Not from the door oh my $%^$$% word Carylanne is standing right next to us. Dad's butt in the air moaning groaning etc etc (not to be too explicit but you have to really picture the scene to understand my sheer mortification right now). She practically tapped him on the shoulder. He jumps off into the bed and we grab for the sheets.
"Go into your room I will be right there"
She sleepily hobbles back to her room. Now I don't even want to face her. What is she going to ask/say. The girls know about sex. In fact due to their precociousness they know a lot. First they asked too much last year when we learned anatomy. Then my neighbor thought having 5 kids in 4 years would be great. That brought up too many questions from the girls.
"MOmmy if Mr Ben can't afford to have more kids why do they have sex to make one?"
(ok I had todl them that people have sex when they are married to have a child. They thought after that there is no more reason to have sex. NOw I am backed into a corner. truth or make up a stork story quick. I go for truth.

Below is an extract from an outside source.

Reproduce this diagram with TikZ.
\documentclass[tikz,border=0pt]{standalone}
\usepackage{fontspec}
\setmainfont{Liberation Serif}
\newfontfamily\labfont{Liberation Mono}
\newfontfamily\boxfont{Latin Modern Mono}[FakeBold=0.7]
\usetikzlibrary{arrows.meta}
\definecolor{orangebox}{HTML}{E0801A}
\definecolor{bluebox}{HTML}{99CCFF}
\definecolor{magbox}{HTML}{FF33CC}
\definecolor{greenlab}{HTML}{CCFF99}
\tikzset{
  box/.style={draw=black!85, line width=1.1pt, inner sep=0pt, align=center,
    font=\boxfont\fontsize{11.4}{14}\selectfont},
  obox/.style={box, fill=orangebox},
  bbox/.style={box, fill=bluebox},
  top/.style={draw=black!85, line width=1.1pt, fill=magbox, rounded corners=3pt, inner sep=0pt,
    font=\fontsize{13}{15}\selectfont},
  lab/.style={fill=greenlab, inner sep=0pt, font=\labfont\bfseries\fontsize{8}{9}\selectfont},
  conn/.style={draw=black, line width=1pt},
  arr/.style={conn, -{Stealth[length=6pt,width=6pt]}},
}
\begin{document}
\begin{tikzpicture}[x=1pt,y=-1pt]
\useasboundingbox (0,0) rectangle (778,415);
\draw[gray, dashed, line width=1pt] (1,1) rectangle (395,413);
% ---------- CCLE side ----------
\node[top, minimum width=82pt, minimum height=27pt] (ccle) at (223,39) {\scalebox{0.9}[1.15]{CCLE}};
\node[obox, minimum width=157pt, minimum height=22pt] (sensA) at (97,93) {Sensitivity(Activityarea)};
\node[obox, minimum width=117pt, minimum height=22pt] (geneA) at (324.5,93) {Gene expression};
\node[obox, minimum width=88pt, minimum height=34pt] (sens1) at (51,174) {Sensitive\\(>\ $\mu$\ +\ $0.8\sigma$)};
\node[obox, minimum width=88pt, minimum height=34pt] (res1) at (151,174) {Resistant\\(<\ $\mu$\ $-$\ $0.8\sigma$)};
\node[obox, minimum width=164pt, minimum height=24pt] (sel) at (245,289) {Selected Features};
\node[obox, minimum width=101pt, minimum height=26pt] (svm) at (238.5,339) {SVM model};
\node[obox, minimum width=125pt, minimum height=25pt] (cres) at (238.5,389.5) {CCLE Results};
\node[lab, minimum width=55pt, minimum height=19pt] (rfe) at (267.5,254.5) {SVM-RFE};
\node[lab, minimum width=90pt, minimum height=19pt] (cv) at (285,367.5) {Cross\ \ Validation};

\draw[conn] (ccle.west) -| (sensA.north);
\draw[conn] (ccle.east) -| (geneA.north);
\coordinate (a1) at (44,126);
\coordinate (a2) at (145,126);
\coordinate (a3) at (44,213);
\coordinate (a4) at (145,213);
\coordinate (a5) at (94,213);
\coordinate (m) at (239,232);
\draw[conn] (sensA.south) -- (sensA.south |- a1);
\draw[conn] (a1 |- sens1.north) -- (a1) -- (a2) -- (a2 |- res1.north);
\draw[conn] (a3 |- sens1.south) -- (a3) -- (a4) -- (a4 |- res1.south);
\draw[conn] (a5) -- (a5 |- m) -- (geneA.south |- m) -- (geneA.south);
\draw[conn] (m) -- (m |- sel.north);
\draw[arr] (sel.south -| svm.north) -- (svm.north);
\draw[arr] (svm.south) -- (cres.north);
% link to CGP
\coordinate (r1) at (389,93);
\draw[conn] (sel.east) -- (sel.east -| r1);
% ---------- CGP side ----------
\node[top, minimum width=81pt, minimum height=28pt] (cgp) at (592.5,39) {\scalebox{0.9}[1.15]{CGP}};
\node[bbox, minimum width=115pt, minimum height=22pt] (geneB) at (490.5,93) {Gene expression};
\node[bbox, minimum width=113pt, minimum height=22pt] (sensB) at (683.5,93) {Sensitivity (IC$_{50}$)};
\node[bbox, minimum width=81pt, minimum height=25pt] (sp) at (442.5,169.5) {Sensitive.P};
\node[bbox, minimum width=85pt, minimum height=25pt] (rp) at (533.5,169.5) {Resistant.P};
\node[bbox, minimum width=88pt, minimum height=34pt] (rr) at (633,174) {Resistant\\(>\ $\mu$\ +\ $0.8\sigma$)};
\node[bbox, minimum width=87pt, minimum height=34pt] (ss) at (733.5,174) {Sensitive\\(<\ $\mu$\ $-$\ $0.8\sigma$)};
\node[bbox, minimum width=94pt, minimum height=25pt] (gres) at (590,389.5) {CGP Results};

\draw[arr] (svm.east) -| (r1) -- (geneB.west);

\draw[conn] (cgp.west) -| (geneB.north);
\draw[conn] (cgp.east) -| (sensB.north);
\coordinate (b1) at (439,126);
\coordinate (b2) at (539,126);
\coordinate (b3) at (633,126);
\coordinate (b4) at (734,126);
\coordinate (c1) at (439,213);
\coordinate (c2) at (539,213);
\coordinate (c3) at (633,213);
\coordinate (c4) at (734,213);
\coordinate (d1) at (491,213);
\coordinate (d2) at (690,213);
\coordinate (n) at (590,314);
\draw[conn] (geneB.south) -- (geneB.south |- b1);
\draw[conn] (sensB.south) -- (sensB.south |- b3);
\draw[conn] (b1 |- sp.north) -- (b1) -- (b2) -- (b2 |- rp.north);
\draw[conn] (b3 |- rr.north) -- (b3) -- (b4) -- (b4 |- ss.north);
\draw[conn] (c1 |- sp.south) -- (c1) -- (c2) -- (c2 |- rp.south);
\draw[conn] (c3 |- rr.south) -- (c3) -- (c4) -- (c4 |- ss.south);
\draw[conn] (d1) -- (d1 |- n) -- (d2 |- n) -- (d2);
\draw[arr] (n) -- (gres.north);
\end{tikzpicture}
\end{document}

"Married couples have sex because it is a special gift from God. Sometimes that gift does produce a baby and that is one of the resons why God made this a special time etc) "
So she comes out with
"well you and dad aren't having any more kids"
"Well yes honey but..." Then the light pops on
"oh gross you and daddy still have sex!!!"
"It's not gross and most married couples have sex at least some of the time. But its a private matter that we don't discuss or ask about."
Another light pops on
"Grandma and Grandpa too!!"
Mortifiction speads over her and her sister's faces. That night when dave comes home from work Christianne, my forever ballbuster goes up to him and says,
"I know your little secret" then she runs down the hall giggling. Dave wanted to eat by himself because he felt he was being stared at all night.
So now we are faced with totally being caught. I am dying at haviong to answer questions etc. First i ask Dave the obvious question 'Why didn't you lock the door????" I go into her room. Tell her it is rude to barge into our room. I tell her to hug Ruby and go to sleep. She is out in 3 minutes. Was she sleep walking??? Will she remember what she saw??? Jump to this morning. No mention of anything. No remarks from little sister which would tell me she does remember and just told Christi. Christianne would not have resisted saying something. Tonight she can't sleep again. Only this time i am typing. This time I tell her not again like barging in last night.
"mom I'm sorry I must have been confused. All I remember is standing next to you adn having you tell me to go back to bed"
Oh my God she is so traumatized she's going to end up on Dr. Phil someday!!!!! I am buying a lock for the door this weekend and a cow bell for theirs!!!
What a week. I need a good drink. Only don't tell my girls I could go for a "sex on the beach"!!!!